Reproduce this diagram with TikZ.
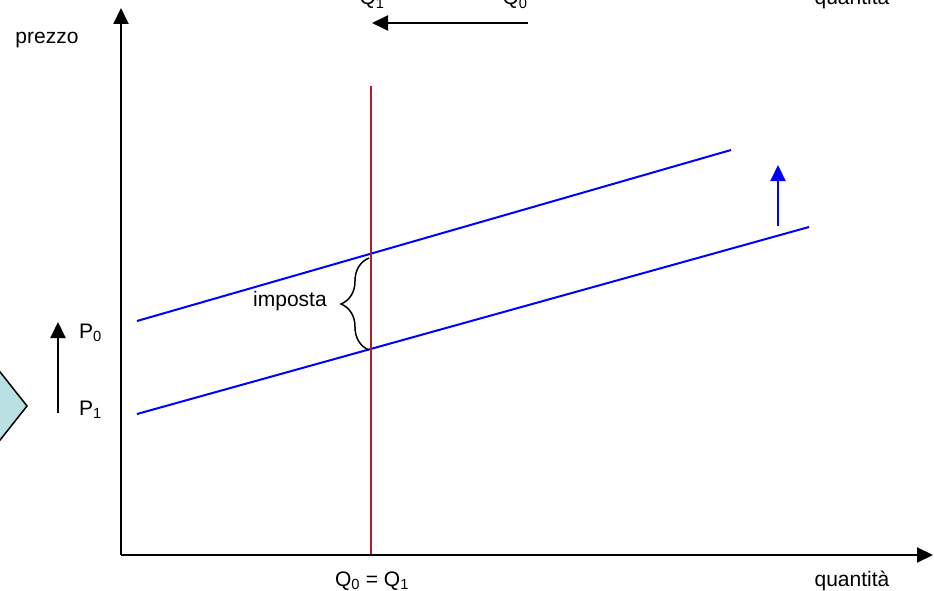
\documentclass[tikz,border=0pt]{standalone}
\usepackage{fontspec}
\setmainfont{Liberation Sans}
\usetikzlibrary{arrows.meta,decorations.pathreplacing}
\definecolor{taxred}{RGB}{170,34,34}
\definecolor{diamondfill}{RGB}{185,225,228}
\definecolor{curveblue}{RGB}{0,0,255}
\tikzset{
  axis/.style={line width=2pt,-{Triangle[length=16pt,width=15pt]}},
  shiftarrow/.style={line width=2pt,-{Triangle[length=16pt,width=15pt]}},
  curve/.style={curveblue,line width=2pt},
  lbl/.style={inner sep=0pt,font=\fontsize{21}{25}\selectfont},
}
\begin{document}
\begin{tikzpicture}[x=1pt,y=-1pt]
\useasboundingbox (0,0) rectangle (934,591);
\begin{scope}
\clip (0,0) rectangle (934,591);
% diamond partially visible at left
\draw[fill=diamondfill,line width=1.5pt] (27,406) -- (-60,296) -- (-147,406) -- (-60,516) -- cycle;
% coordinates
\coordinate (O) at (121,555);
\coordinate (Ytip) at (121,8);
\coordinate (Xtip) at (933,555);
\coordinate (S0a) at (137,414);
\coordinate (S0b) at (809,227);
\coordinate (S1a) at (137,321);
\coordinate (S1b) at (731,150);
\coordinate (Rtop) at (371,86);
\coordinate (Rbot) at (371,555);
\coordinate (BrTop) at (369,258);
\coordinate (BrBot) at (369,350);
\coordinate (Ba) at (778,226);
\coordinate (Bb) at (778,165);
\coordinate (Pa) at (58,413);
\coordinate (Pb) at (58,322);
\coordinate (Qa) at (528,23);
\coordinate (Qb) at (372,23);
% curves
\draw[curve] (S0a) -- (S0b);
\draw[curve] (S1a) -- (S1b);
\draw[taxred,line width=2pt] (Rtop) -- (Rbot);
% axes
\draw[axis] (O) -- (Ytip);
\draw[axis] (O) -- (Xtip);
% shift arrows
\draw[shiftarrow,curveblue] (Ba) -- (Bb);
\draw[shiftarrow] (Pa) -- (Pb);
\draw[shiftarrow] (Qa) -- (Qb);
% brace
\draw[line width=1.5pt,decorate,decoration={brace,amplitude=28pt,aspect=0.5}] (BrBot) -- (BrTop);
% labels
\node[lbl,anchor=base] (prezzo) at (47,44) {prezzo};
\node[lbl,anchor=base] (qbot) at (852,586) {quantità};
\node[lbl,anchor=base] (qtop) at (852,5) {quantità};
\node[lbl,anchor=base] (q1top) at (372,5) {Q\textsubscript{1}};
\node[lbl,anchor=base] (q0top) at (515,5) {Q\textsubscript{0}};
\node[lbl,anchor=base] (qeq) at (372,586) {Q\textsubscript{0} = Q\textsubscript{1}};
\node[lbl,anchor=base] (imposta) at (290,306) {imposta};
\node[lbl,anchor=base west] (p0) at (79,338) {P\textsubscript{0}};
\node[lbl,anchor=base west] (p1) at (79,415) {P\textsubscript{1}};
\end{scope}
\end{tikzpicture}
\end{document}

· · · · · · ·

* **YOUR INSTRUCTIONS**: Go through the listing above and write it out again exactly, dropping the pictures.

* **RESULT OF THIS TASK**:
Reproduce this diagram with TikZ.
\documentclass[tikz,border=0pt]{standalone}
\usepackage{fontspec}
\setmainfont{Liberation Sans}
\usetikzlibrary{arrows.meta,decorations.pathreplacing}
\definecolor{taxred}{RGB}{170,34,34}
\definecolor{diamondfill}{RGB}{185,225,228}
\definecolor{curveblue}{RGB}{0,0,255}
\tikzset{
  axis/.style={line width=2pt,-{Triangle[length=16pt,width=15pt]}},
  shiftarrow/.style={line width=2pt,-{Triangle[length=16pt,width=15pt]}},
  curve/.style={curveblue,line width=2pt},
  lbl/.style={inner sep=0pt,font=\fontsize{21}{25}\selectfont},
}
\begin{document}
\begin{tikzpicture}[x=1pt,y=-1pt]
\useasboundingbox (0,0) rectangle (934,591);
\begin{scope}
\clip (0,0) rectangle (934,591);
% diamond partially visible at left
\draw[fill=diamondfill,line width=1.5pt] (27,406) -- (-60,296) -- (-147,406) -- (-60,516) -- cycle;
% coordinates
\coordinate (O) at (121,555);
\coordinate (Ytip) at (121,8);
\coordinate (Xtip) at (933,555);
\coordinate (S0a) at (137,414);
\coordinate (S0b) at (809,227);
\coordinate (S1a) at (137,321);
\coordinate (S1b) at (731,150);
\coordinate (Rtop) at (371,86);
\coordinate (Rbot) at (371,555);
\coordinate (BrTop) at (369,258);
\coordinate (BrBot) at (369,350);
\coordinate (Ba) at (778,226);
\coordinate (Bb) at (778,165);
\coordinate (Pa) at (58,413);
\coordinate (Pb) at (58,322);
\coordinate (Qa) at (528,23);
\coordinate (Qb) at (372,23);
% curves
\draw[curve] (S0a) -- (S0b);
\draw[curve] (S1a) -- (S1b);
\draw[taxred,line width=2pt] (Rtop) -- (Rbot);
% axes
\draw[axis] (O) -- (Ytip);
\draw[axis] (O) -- (Xtip);
% shift arrows
\draw[shiftarrow,curveblue] (Ba) -- (Bb);
\draw[shiftarrow] (Pa) -- (Pb);
\draw[shiftarrow] (Qa) -- (Qb);
% brace
\draw[line width=1.5pt,decorate,decoration={brace,amplitude=28pt,aspect=0.5}] (BrBot) -- (BrTop);
% labels
\node[lbl,anchor=base] (prezzo) at (47,44) {prezzo};
\node[lbl,anchor=base] (qbot) at (852,586) {quantità};
\node[lbl,anchor=base] (qtop) at (852,5) {quantità};
\node[lbl,anchor=base] (q1top) at (372,5) {Q\textsubscript{1}};
\node[lbl,anchor=base] (q0top) at (515,5) {Q\textsubscript{0}};
\node[lbl,anchor=base] (qeq) at (372,586) {Q\textsubscript{0} = Q\textsubscript{1}};
\node[lbl,anchor=base] (imposta) at (290,306) {imposta};
\node[lbl,anchor=base west] (p0) at (79,338) {P\textsubscript{0}};
\node[lbl,anchor=base west] (p1) at (79,415) {P\textsubscript{1}};
\end{scope}
\end{tikzpicture}
\end{document}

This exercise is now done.